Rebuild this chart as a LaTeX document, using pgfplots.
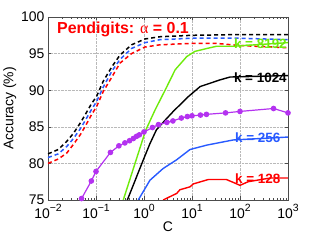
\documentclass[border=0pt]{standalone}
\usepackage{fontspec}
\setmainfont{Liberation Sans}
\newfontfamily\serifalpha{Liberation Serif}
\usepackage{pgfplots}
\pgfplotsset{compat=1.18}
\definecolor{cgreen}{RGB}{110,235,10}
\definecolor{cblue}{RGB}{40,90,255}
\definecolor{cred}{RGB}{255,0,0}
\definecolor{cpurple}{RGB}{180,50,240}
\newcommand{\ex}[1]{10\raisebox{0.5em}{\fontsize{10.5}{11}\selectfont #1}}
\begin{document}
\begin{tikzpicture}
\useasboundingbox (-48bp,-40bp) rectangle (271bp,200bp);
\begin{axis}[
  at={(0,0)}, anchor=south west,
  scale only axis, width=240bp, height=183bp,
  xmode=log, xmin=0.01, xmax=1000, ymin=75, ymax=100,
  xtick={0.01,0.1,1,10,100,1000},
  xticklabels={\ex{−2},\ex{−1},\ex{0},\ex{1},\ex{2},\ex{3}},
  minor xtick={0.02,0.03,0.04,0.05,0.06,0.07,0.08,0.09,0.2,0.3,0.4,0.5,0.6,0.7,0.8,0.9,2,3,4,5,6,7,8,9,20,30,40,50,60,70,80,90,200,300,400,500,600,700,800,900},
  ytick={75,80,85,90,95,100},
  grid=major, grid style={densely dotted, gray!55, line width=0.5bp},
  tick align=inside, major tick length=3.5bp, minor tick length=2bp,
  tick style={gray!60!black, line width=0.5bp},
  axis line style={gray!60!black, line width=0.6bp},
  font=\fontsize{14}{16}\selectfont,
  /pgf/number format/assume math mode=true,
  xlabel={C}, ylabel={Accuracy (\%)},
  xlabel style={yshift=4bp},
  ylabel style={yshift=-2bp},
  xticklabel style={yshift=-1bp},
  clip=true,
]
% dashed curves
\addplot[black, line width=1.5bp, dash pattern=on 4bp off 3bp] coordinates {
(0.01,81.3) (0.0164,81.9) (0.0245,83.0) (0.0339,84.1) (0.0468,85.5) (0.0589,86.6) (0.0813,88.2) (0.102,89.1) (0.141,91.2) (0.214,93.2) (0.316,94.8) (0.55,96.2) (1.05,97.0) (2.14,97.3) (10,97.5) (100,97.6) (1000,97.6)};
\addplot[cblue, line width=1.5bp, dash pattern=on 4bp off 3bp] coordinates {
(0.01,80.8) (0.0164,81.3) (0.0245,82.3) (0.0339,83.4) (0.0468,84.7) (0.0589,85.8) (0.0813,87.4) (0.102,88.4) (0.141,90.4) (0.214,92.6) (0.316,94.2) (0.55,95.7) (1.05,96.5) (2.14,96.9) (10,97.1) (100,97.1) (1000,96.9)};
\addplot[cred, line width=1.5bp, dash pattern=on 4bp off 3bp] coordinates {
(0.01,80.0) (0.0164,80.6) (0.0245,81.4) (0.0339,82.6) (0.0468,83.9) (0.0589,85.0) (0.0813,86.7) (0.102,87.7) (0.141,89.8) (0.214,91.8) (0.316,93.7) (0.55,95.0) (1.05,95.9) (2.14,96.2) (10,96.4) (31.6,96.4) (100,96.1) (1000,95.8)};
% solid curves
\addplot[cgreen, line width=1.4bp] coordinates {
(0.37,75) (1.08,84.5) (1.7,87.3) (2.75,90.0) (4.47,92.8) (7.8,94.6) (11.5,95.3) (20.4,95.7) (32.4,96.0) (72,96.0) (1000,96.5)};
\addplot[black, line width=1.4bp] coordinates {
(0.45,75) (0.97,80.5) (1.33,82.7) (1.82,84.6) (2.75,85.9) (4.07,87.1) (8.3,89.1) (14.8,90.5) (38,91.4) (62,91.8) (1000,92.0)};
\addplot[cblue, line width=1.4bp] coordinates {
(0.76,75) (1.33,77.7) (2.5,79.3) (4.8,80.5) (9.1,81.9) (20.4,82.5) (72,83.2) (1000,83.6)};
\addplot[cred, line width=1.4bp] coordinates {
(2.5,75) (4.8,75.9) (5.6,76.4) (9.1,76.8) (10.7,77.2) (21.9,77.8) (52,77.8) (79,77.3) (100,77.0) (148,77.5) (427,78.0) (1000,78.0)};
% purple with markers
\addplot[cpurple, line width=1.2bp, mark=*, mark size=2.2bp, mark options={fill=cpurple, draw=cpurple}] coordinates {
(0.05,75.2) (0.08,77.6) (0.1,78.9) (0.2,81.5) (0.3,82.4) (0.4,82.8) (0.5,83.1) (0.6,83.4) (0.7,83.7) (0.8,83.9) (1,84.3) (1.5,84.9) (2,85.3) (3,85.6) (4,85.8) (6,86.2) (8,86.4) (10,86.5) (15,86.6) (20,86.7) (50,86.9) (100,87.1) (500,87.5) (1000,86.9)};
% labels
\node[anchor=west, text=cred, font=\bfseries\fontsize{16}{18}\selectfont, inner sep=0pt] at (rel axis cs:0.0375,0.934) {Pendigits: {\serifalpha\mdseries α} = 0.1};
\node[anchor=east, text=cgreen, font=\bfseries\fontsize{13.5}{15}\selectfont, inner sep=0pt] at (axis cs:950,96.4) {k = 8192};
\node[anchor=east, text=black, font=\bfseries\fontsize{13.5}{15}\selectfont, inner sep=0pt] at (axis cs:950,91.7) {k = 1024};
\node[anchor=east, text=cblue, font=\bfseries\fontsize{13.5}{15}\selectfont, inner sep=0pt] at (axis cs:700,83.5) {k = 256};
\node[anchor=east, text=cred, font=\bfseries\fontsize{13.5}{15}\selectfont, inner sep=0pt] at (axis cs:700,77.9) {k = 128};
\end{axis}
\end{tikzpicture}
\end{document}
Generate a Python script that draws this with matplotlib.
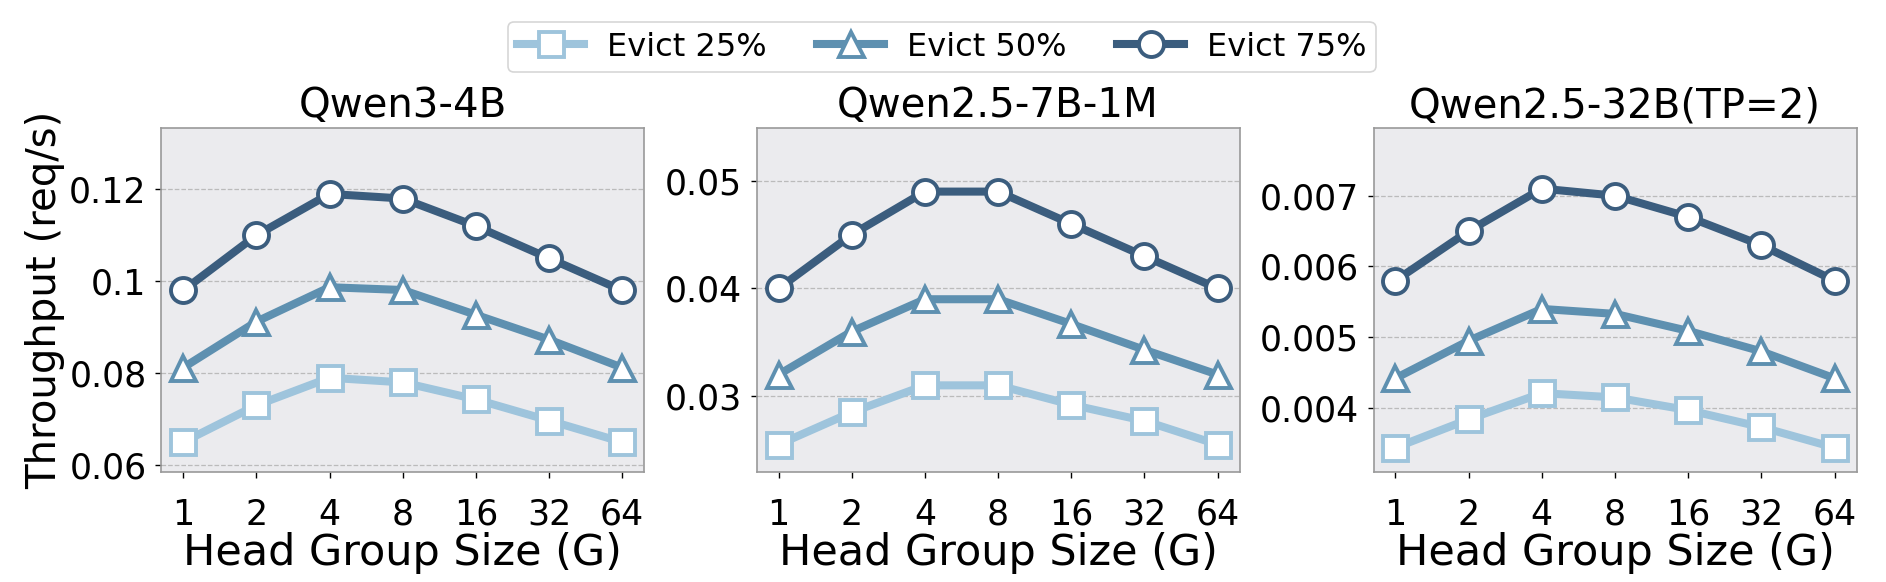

### [Problem statement]
Transcribe the material exactly, and leave out whatever pictures it holds.

### [Finished exercise]
Rebuild this chart as a LaTeX document, using pgfplots.
\documentclass[border=0pt]{standalone}
\usepackage{fontspec}
\setmainfont{Liberation Sans}
\newfontfamily\serifalpha{Liberation Serif}
\usepackage{pgfplots}
\pgfplotsset{compat=1.18}
\definecolor{cgreen}{RGB}{110,235,10}
\definecolor{cblue}{RGB}{40,90,255}
\definecolor{cred}{RGB}{255,0,0}
\definecolor{cpurple}{RGB}{180,50,240}
\newcommand{\ex}[1]{10\raisebox{0.5em}{\fontsize{10.5}{11}\selectfont #1}}
\begin{document}
\begin{tikzpicture}
\useasboundingbox (-48bp,-40bp) rectangle (271bp,200bp);
\begin{axis}[
  at={(0,0)}, anchor=south west,
  scale only axis, width=240bp, height=183bp,
  xmode=log, xmin=0.01, xmax=1000, ymin=75, ymax=100,
  xtick={0.01,0.1,1,10,100,1000},
  xticklabels={\ex{−2},\ex{−1},\ex{0},\ex{1},\ex{2},\ex{3}},
  minor xtick={0.02,0.03,0.04,0.05,0.06,0.07,0.08,0.09,0.2,0.3,0.4,0.5,0.6,0.7,0.8,0.9,2,3,4,5,6,7,8,9,20,30,40,50,60,70,80,90,200,300,400,500,600,700,800,900},
  ytick={75,80,85,90,95,100},
  grid=major, grid style={densely dotted, gray!55, line width=0.5bp},
  tick align=inside, major tick length=3.5bp, minor tick length=2bp,
  tick style={gray!60!black, line width=0.5bp},
  axis line style={gray!60!black, line width=0.6bp},
  font=\fontsize{14}{16}\selectfont,
  /pgf/number format/assume math mode=true,
  xlabel={C}, ylabel={Accuracy (\%)},
  xlabel style={yshift=4bp},
  ylabel style={yshift=-2bp},
  xticklabel style={yshift=-1bp},
  clip=true,
]
% dashed curves
\addplot[black, line width=1.5bp, dash pattern=on 4bp off 3bp] coordinates {
(0.01,81.3) (0.0164,81.9) (0.0245,83.0) (0.0339,84.1) (0.0468,85.5) (0.0589,86.6) (0.0813,88.2) (0.102,89.1) (0.141,91.2) (0.214,93.2) (0.316,94.8) (0.55,96.2) (1.05,97.0) (2.14,97.3) (10,97.5) (100,97.6) (1000,97.6)};
\addplot[cblue, line width=1.5bp, dash pattern=on 4bp off 3bp] coordinates {
(0.01,80.8) (0.0164,81.3) (0.0245,82.3) (0.0339,83.4) (0.0468,84.7) (0.0589,85.8) (0.0813,87.4) (0.102,88.4) (0.141,90.4) (0.214,92.6) (0.316,94.2) (0.55,95.7) (1.05,96.5) (2.14,96.9) (10,97.1) (100,97.1) (1000,96.9)};
\addplot[cred, line width=1.5bp, dash pattern=on 4bp off 3bp] coordinates {
(0.01,80.0) (0.0164,80.6) (0.0245,81.4) (0.0339,82.6) (0.0468,83.9) (0.0589,85.0) (0.0813,86.7) (0.102,87.7) (0.141,89.8) (0.214,91.8) (0.316,93.7) (0.55,95.0) (1.05,95.9) (2.14,96.2) (10,96.4) (31.6,96.4) (100,96.1) (1000,95.8)};
% solid curves
\addplot[cgreen, line width=1.4bp] coordinates {
(0.37,75) (1.08,84.5) (1.7,87.3) (2.75,90.0) (4.47,92.8) (7.8,94.6) (11.5,95.3) (20.4,95.7) (32.4,96.0) (72,96.0) (1000,96.5)};
\addplot[black, line width=1.4bp] coordinates {
(0.45,75) (0.97,80.5) (1.33,82.7) (1.82,84.6) (2.75,85.9) (4.07,87.1) (8.3,89.1) (14.8,90.5) (38,91.4) (62,91.8) (1000,92.0)};
\addplot[cblue, line width=1.4bp] coordinates {
(0.76,75) (1.33,77.7) (2.5,79.3) (4.8,80.5) (9.1,81.9) (20.4,82.5) (72,83.2) (1000,83.6)};
\addplot[cred, line width=1.4bp] coordinates {
(2.5,75) (4.8,75.9) (5.6,76.4) (9.1,76.8) (10.7,77.2) (21.9,77.8) (52,77.8) (79,77.3) (100,77.0) (148,77.5) (427,78.0) (1000,78.0)};
% purple with markers
\addplot[cpurple, line width=1.2bp, mark=*, mark size=2.2bp, mark options={fill=cpurple, draw=cpurple}] coordinates {
(0.05,75.2) (0.08,77.6) (0.1,78.9) (0.2,81.5) (0.3,82.4) (0.4,82.8) (0.5,83.1) (0.6,83.4) (0.7,83.7) (0.8,83.9) (1,84.3) (1.5,84.9) (2,85.3) (3,85.6) (4,85.8) (6,86.2) (8,86.4) (10,86.5) (15,86.6) (20,86.7) (50,86.9) (100,87.1) (500,87.5) (1000,86.9)};
% labels
\node[anchor=west, text=cred, font=\bfseries\fontsize{16}{18}\selectfont, inner sep=0pt] at (rel axis cs:0.0375,0.934) {Pendigits: {\serifalpha\mdseries α} = 0.1};
\node[anchor=east, text=cgreen, font=\bfseries\fontsize{13.5}{15}\selectfont, inner sep=0pt] at (axis cs:950,96.4) {k = 8192};
\node[anchor=east, text=black, font=\bfseries\fontsize{13.5}{15}\selectfont, inner sep=0pt] at (axis cs:950,91.7) {k = 1024};
\node[anchor=east, text=cblue, font=\bfseries\fontsize{13.5}{15}\selectfont, inner sep=0pt] at (axis cs:700,83.5) {k = 256};
\node[anchor=east, text=cred, font=\bfseries\fontsize{13.5}{15}\selectfont, inner sep=0pt] at (axis cs:700,77.9) {k = 128};
\end{axis}
\end{tikzpicture}
\end{document}
Generate a Python script that draws this with matplotlib.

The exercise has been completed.